An alternative charge of dangerous driving causing grievous bodily harm was not considered.
Tong, a former waiter, is accused of carrying a flag with the protest slogan "Liberate Hong Kong, revolution of our times" and driving his motorbike into officers during a protest last July, shortly after the security law was enacted.
The charges could lead to a prison term of several years to life. His sentencing will be announced at a later date.
His trial tests the limits of free speech in Hong Kong as prosecution and defense argued over the meaning of the slogan, widely used during the city's mass anti-government protests in 2019.

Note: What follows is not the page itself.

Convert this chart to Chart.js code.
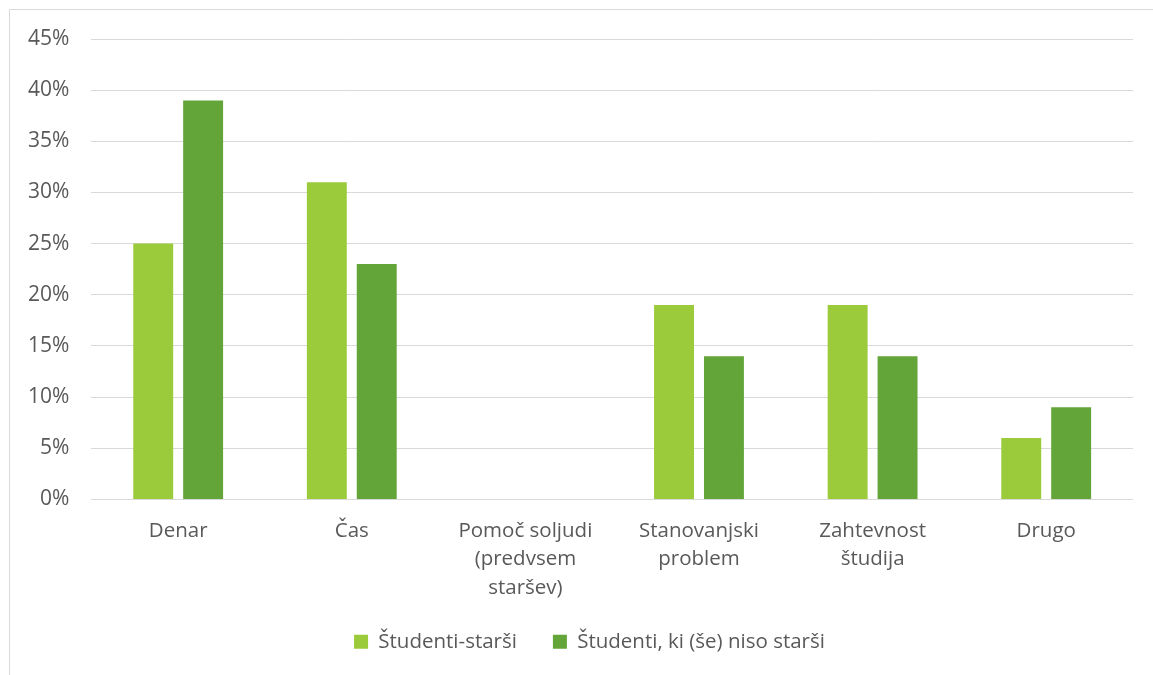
<!DOCTYPE html>
<html><head><meta charset="utf-8">
<script src="https://cdn.jsdelivr.net/npm/chart.js@4/dist/chart.umd.min.js"></script>
<style>html,body{margin:0;padding:0;background:#fff;}#wrap{width:1153px;height:675px;position:relative;}</style>
</head><body><div id="wrap"><canvas id="c" width="1153" height="675"></canvas></div>
<script>
const categories = ["Denar", "Čas", ["Pomoč soljudi", "(predvsem", "staršev)"], ["Stanovanjski", "problem"], ["Zahtevnost", "študija"], "Drugo"];
const seriesNames = ["Študenti-starši", "Študenti, ki (še) niso starši"];
const parents = [25, 31, 0, 19, 19, 6];
const nonParents = [39, 23, 0, 14, 14, 9];
const yMax = 45, yStep = 5;

const borderPlugin = {
  id: 'border',
  beforeDraw(chart) {
    const ctx = chart.ctx;
    ctx.save();
    ctx.fillStyle = '#fff';
    ctx.fillRect(0, 0, chart.width, chart.height);
    ctx.strokeStyle = '#d9d9d9';
    ctx.lineWidth = 1;
    ctx.beginPath();
    ctx.moveTo(9.5, 675);
    ctx.lineTo(9.5, 9.5);
    ctx.lineTo(1153, 9.5);
    ctx.stroke();
    ctx.restore();
  },
  afterLayout(chart) {
    if (chart.legend) { chart.legend.left += 20; chart.legend.right += 20; }
  }
};

const FONT = '"Open Sans", sans-serif';

new Chart(document.getElementById('c'), {
  type: 'bar',
  data: {
    labels: categories,
    datasets: [
      { label: seriesNames[0], data: parents, backgroundColor: '#9bcb3b' },
      { label: seriesNames[1], data: nonParents, backgroundColor: '#63a538' }
    ]
  },
  options: {
    responsive: false,
    animation: false,
    layout: { padding: { left: 6, right: 20, top: 39, bottom: 13 } },
    datasets: { bar: { categoryPercentage: 0.575, barPercentage: 0.8 } },
    scales: {
      x: {
        grid: { display: false },
        border: { display: false },
        ticks: { color: '#595959', font: { family: FONT, size: 20.5, lineHeight: 1.4 }, maxRotation: 0, autoSkip: false, padding: 9 }
      },
      y: {
        min: 0, max: yMax,
        grid: { color: '#d9d9d9', lineWidth: 1, drawTicks: false },
        border: { display: false },
        ticks: { stepSize: yStep, color: '#595959', padding: 22, font: { family: FONT, size: 21 }, callback: v => v + '%' }
      }
    },
    plugins: {
      legend: {
        position: 'bottom',
        labels: {
          color: '#595959', boxWidth: 14, boxHeight: 14, padding: 20,
          font: { family: FONT, size: 20.5 },
          generateLabels(chart) {
            const items = Chart.defaults.plugins.legend.labels.generateLabels(chart);
            items.forEach((it, i) => { if (i < items.length - 1) it.text = it.text + '   '; });
            return items;
          }
        }
      },
      tooltip: { enabled: false }
    }
  },
  plugins: [borderPlugin]
});
</script></body></html>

Pro-democracy activists and human rights groups see Tong's case as a departure from Hong Kong's common law traditions, since he was denied bail and a jury trial.
The three judges at Tong's trial were picked by Hong Kong leader Carrie Lam to hear national security cases.
Both Beijing and Hong Kong's governments have repeatedly said the security law was necessary to bring stability back to the city, and assert that the rights and freedoms promised upon its return to Chinese rule in 1997 remain intact.